[Start of Information supplied]
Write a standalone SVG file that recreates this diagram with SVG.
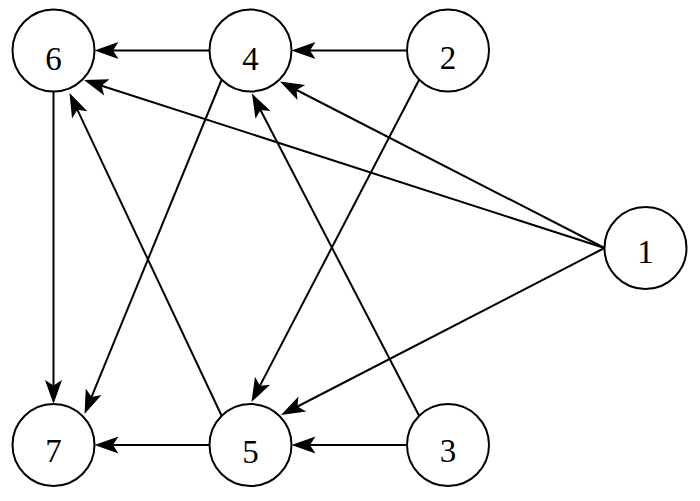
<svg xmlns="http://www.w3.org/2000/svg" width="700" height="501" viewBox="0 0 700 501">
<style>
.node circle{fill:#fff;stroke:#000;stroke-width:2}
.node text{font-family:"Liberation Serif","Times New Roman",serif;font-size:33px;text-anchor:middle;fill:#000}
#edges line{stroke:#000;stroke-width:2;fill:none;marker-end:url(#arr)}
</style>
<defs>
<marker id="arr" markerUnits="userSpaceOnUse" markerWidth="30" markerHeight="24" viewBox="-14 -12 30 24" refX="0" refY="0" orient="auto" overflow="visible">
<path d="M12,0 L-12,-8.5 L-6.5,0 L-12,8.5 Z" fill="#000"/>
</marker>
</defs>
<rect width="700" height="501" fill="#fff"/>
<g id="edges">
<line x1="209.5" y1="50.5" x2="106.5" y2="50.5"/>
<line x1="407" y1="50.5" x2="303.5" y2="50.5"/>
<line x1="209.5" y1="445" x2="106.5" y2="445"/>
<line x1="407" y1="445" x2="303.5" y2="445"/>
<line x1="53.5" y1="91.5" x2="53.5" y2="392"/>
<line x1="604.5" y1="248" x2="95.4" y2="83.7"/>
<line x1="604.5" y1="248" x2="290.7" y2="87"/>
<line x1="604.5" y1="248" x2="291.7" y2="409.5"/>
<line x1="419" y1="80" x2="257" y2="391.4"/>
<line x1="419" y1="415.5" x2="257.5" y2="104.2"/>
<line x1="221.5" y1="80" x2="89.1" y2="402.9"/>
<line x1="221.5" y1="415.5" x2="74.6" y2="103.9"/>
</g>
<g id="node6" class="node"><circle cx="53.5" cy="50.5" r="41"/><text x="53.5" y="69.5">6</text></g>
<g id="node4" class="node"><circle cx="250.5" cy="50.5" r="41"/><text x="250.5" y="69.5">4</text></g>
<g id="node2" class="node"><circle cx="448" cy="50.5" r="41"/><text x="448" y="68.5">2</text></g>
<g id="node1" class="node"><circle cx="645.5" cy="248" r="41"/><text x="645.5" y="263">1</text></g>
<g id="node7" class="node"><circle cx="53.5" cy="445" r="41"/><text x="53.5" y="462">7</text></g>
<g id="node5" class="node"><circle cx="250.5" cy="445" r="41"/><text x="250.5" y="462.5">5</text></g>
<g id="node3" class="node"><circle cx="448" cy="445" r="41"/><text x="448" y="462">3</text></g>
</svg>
[End of Information supplied]
Stated exercise: Transcribe the listing in full. Omit the pictures and keep every line exact.

Response for this exercise:
Write a standalone SVG file that recreates this diagram with SVG.
<svg xmlns="http://www.w3.org/2000/svg" width="700" height="501" viewBox="0 0 700 501">
<style>
.node circle{fill:#fff;stroke:#000;stroke-width:2}
.node text{font-family:"Liberation Serif","Times New Roman",serif;font-size:33px;text-anchor:middle;fill:#000}
#edges line{stroke:#000;stroke-width:2;fill:none;marker-end:url(#arr)}
</style>
<defs>
<marker id="arr" markerUnits="userSpaceOnUse" markerWidth="30" markerHeight="24" viewBox="-14 -12 30 24" refX="0" refY="0" orient="auto" overflow="visible">
<path d="M12,0 L-12,-8.5 L-6.5,0 L-12,8.5 Z" fill="#000"/>
</marker>
</defs>
<rect width="700" height="501" fill="#fff"/>
<g id="edges">
<line x1="209.5" y1="50.5" x2="106.5" y2="50.5"/>
<line x1="407" y1="50.5" x2="303.5" y2="50.5"/>
<line x1="209.5" y1="445" x2="106.5" y2="445"/>
<line x1="407" y1="445" x2="303.5" y2="445"/>
<line x1="53.5" y1="91.5" x2="53.5" y2="392"/>
<line x1="604.5" y1="248" x2="95.4" y2="83.7"/>
<line x1="604.5" y1="248" x2="290.7" y2="87"/>
<line x1="604.5" y1="248" x2="291.7" y2="409.5"/>
<line x1="419" y1="80" x2="257" y2="391.4"/>
<line x1="419" y1="415.5" x2="257.5" y2="104.2"/>
<line x1="221.5" y1="80" x2="89.1" y2="402.9"/>
<line x1="221.5" y1="415.5" x2="74.6" y2="103.9"/>
</g>
<g id="node6" class="node"><circle cx="53.5" cy="50.5" r="41"/><text x="53.5" y="69.5">6</text></g>
<g id="node4" class="node"><circle cx="250.5" cy="50.5" r="41"/><text x="250.5" y="69.5">4</text></g>
<g id="node2" class="node"><circle cx="448" cy="50.5" r="41"/><text x="448" y="68.5">2</text></g>
<g id="node1" class="node"><circle cx="645.5" cy="248" r="41"/><text x="645.5" y="263">1</text></g>
<g id="node7" class="node"><circle cx="53.5" cy="445" r="41"/><text x="53.5" y="462">7</text></g>
<g id="node5" class="node"><circle cx="250.5" cy="445" r="41"/><text x="250.5" y="462.5">5</text></g>
<g id="node3" class="node"><circle cx="448" cy="445" r="41"/><text x="448" y="462">3</text></g>
</svg>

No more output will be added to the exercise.